Hong Kong, China recognizes such rights. Section 80(3) & (4) provides guidance as to the registration of charges where the property is situated out of Hong Kong, China.
 

(b) Are any special rules applicable to determine the validity, extent and ranking of such security rights?

Under Hong Kong, China law, the rights of foreign creditors would be treated the same as the rights of local creditors, and might involve the application of Section 80(3) & (4) in regard to charges on property outside Hong Kong, China.

As a matter of practice, however, the cooperation of the foreign jurisdiction in which the property is located will normally have to gained to enable the property to be returned to Hong Kong, China to be distributed in a Hong Kong, China winding-up proceeding. This will normally be a matter for the foreign court to decide.

For a case in which the Hong Kong, China liquidators worked closely with their US counterparts and secured the approval of a US court to return assets to Hong Kong, China, see In re Axona International Credit & Commerce Ltd, 88 BR 597 (Bankr SDNY 1988), aff'd 115 BR 442 (SDNY 1990), appeal dismissed, 924 F2d 31 (2d Cir 1991).

P6. International conventions:

(a) To which international conventions having some application in insolvency matters is this economy a party?

Hong Kong, China has not entered into any such conventions,
 

(b) When were these conventions entered into, and what other states are parties?

Not applicable.
 

(c) What observations can be made about the practical results achieved under these international instruments?

Not applicable.
P7. Cross-border insolvency:

(a) Are there any other particular issues or special problems in the field of cross-border insolvency, not included in the answers supplied above, which have presented themselves before the courts of the legal system of this economy?

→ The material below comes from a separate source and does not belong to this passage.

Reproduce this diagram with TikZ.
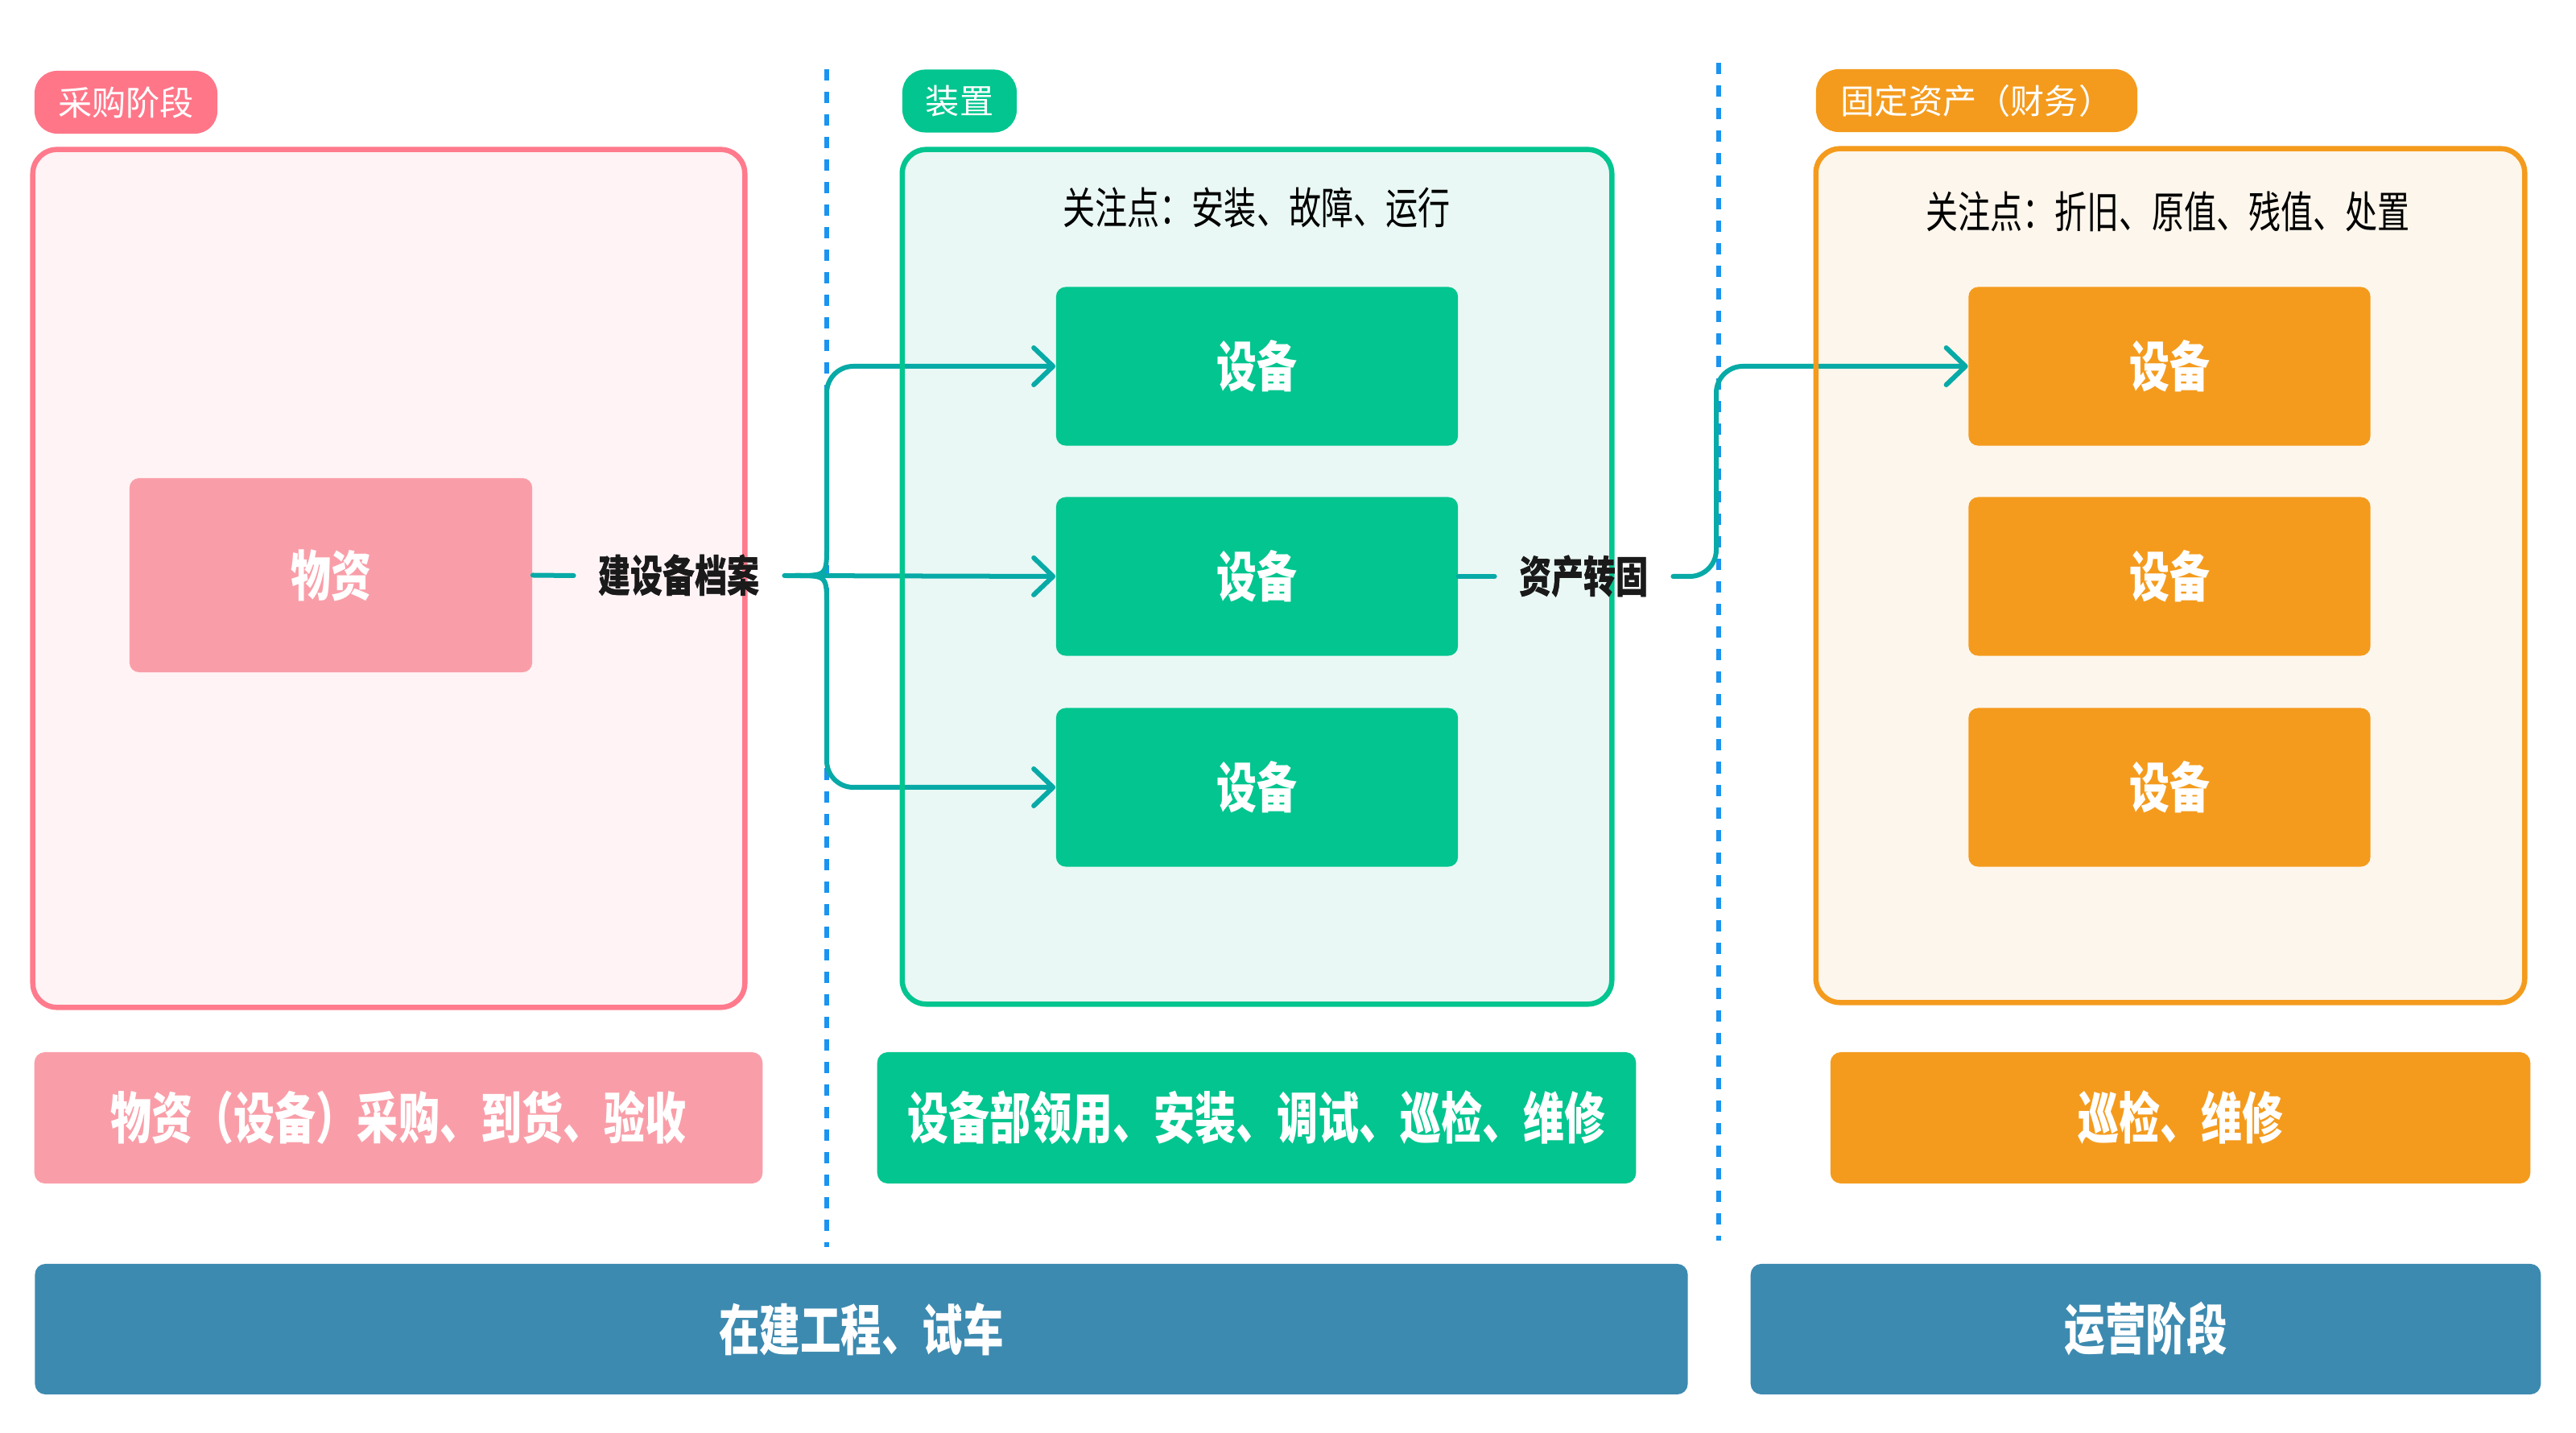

There is a need for Hong Kong, China and the PRC to resolve cross-border insolvency matters that involve the two jurisdictions. In addition, further thought needs to be given to one of the issues raised in CTIETCC, namely, when it is appropriate for a Hong Kong, China court to wind up a PRC company, especially when the PRC company is not in the process of being wound up in the PRC.
P8. UNCITRAL Model Law on Cross-Border Insolvency

(a) Is the government of this economy aware of the UNCITRAL model law on cross-border insolvency, approved by the United Nations in June 1997?

In the Consultation Paper on the Winding Up Provisions of the Companies Ordinance, the Sub-Committee on Insolvency briefly discusses the UNCITRAL Model Law and refers to the draft from May 1997 (paras 21.32-.33 at p 168). It is unclear from the Consultation Paper whether the Sub-Committee was aware that the draft was approved in June 1997.
 

(b) If so, are you aware of whether the government has any proposals to enact the terms of the model law?

The Sub-Committee notes that the model law was being actively considered by both the United States and Australia but noted that 'it would be premature for Hong Kong, China to adopt what is still only a draft, as legislation.' Id, para 21.33 at 168. However, the Sub-Committee did recommend that in redrafting the provisions on cross-border insolvency in the Companies Ordinance the 'law Draftsman might consider the extensive definitions that have been developed in the draft guide.' (Id, para 21.34 at 168).